A client-side formatter processes your JSON with JSON.parse() in your browser tab — no network request is sent, and no server ever sees your data.

Formatting vs Minifying JSON

  • Pretty-print (format): Adds indentation and newlines. Human-readable. Use for debugging and reading API responses.
  • Minify: Removes all whitespace. Smallest possible representation. Use before sending JSON over the network or embedding in source code.

Local Alternatives (No Browser Required)

  • VS Code: Paste JSON, press Shift+Alt+F (Windows) or Shift+Option+F (Mac) to format. Change language mode to JSON first if needed.
  • Terminal: echo '{"a":1}' | jq .jq is a powerful command-line JSON processor. Install with brew install jq on macOS.
  • Python: echo '{"a":1}' | python3 -m json.tool — no install required, Python is available on every Mac and most Linux systems.

Validating JSON Syntax

A formatter that uses JSON.parse() also validates your JSON. If parsing fails, you'll see an error like "Unexpected token at position 45" — this tells you exactly where the syntax breaks. Common errors: trailing commas, single quotes instead of double quotes, and missing closing brackets.
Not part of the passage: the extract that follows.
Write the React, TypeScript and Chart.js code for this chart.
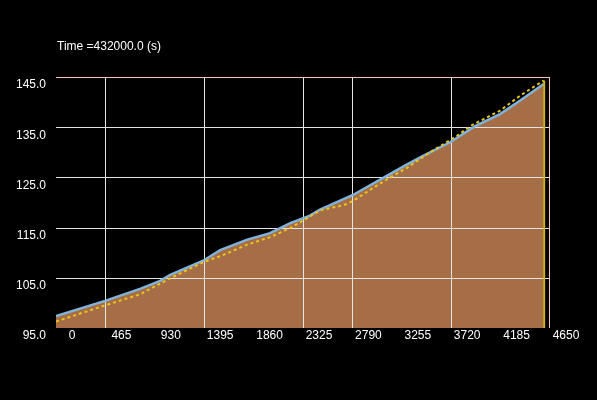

Frequently Asked Questions

How do you format and pretty-print JSON?
Use a client-side JSON formatter like brevio's JSON Formatter. Paste your JSON, click format, and it beautifies the JSON with indentation and syntax highlighting. No upload happens — everything runs locally in your browser.
Why is it dangerous to paste JSON into online formatters?
JSON often contains API keys, JWT tokens, database credentials, internal URLs, and PII. Pasting into a web tool that uploads data to a server sends all of this sensitive information to a third party. Always use a client-side formatter for any JSON with secrets.
Can you minify JSON in your browser?
Yes. A client-side JSON formatter can both pretty-print (add indentation) and minify (remove whitespace) JSON. Minification reduces file size, useful when sending JSON over the network or embedding in configuration files.
How can you validate JSON syntax in your browser?
Paste your JSON into a client-side validator like brevio's JSON Formatter. If the JSON is invalid, it will show an error message pointing to the line and character where the syntax breaks. Valid JSON will format successfully.